Indeed, in their response to the Issues and Options document, WCC made clear that they would ‘…express strong concerns regarding option B which is dependent on a new road to deliver the potential development parcels, and would strongly urge that no significant housing allocations are made in this spatial area until there is certainty that such a road is both deliverable and financially viable…’
WCC also requested clarification ‘…as to how EBC and HCC would see any road proposals in the Winchester District being delivered. It is extremely important the WCC understands the process, timing and funding mechanisms required to bring forward the road proposals and how Eastleigh views any uncertainties over the reliance on land outside of their borough, impacting on the soundness of their Local Plan…’
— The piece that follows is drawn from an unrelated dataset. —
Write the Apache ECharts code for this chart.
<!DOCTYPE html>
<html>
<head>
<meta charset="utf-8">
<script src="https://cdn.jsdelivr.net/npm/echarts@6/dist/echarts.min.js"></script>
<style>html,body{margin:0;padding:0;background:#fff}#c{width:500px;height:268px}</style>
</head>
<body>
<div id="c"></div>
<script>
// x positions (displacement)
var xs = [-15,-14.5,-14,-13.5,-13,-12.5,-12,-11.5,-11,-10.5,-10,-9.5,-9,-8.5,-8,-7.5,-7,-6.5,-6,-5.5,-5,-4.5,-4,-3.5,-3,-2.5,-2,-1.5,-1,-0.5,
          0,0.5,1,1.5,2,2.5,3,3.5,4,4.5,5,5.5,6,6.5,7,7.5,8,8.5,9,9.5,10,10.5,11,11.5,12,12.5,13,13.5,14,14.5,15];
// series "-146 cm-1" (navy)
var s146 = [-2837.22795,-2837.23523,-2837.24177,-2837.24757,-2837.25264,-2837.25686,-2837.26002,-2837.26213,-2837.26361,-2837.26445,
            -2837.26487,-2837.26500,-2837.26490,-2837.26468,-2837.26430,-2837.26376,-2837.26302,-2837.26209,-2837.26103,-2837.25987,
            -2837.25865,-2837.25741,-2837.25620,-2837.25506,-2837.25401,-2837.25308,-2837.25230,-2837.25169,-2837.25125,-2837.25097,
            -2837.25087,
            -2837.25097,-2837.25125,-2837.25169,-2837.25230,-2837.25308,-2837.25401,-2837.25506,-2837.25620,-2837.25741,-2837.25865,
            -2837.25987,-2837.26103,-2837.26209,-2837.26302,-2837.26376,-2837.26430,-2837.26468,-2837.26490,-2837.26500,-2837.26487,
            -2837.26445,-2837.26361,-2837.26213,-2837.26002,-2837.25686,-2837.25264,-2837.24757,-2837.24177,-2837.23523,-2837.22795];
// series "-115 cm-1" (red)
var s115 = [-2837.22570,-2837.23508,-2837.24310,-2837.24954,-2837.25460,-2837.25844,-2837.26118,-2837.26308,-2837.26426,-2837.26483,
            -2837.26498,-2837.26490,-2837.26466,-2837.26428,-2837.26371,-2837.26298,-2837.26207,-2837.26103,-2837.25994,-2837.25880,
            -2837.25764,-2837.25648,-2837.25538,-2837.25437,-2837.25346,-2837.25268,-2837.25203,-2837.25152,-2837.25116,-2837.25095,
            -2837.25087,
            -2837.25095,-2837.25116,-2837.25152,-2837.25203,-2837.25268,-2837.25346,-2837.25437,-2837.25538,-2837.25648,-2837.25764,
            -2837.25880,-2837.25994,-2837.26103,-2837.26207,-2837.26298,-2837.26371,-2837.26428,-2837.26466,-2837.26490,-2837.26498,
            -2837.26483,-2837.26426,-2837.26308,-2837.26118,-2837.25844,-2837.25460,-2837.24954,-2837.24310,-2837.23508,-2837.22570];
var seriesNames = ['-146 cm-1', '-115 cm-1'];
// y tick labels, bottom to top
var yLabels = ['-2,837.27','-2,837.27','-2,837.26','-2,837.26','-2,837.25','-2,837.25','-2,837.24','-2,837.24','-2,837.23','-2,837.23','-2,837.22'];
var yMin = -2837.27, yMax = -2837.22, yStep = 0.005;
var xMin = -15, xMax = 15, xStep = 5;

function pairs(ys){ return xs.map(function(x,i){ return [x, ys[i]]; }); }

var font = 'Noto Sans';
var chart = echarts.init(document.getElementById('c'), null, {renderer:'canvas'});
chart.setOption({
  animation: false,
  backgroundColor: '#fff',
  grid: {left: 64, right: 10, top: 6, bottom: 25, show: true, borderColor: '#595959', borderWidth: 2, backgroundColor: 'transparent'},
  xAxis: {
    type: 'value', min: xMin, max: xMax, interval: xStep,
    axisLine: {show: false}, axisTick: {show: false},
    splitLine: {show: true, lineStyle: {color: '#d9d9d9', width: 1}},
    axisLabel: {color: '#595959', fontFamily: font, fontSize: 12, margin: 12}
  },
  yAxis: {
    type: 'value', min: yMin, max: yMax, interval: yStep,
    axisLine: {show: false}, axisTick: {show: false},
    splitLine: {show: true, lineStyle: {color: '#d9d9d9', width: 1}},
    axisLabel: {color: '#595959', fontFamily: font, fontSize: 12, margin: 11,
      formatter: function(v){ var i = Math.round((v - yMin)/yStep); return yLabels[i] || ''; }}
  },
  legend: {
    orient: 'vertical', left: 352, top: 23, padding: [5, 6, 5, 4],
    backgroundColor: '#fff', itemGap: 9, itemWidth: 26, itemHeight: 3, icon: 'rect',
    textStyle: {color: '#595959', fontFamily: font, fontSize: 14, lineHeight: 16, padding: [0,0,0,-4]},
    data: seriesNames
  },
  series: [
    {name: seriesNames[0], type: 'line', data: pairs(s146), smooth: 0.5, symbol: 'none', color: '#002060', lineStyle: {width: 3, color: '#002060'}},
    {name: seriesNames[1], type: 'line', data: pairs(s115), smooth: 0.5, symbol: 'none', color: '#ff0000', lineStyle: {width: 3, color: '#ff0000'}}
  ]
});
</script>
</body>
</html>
We very much share these concerns.
Our second issue with the Strategic Transport Study document is that, as set-out in paragraph 1.3.6, prior to the new Local Plan being brought forward a number of pre-emptive developer-led housing schemes have been brought forward across the Borough. These sites now require consideration and appraisal across a range of criteria, one of which being transport. These do not appear to have been considered thus far.
Given the age of this document (December 2015), we do not feel that it alone should form the transport evidence-base for the emerging local plan.
Instead, we would suggest that you meet with Highways England, Hampshire County Council and other key stakeholders to agree on the preparation of a broader document which charts the impact of the local plan on both the Eastleigh Borough and surrounding infrastructure (including the motorway network) and which is more up to date. We would also suggest that, given the likely strain on road infrastructure of the Local Plan, that transport considerations should include pre-emptive and windfall sites.
We would be most grateful if you could consider the points which we have raised.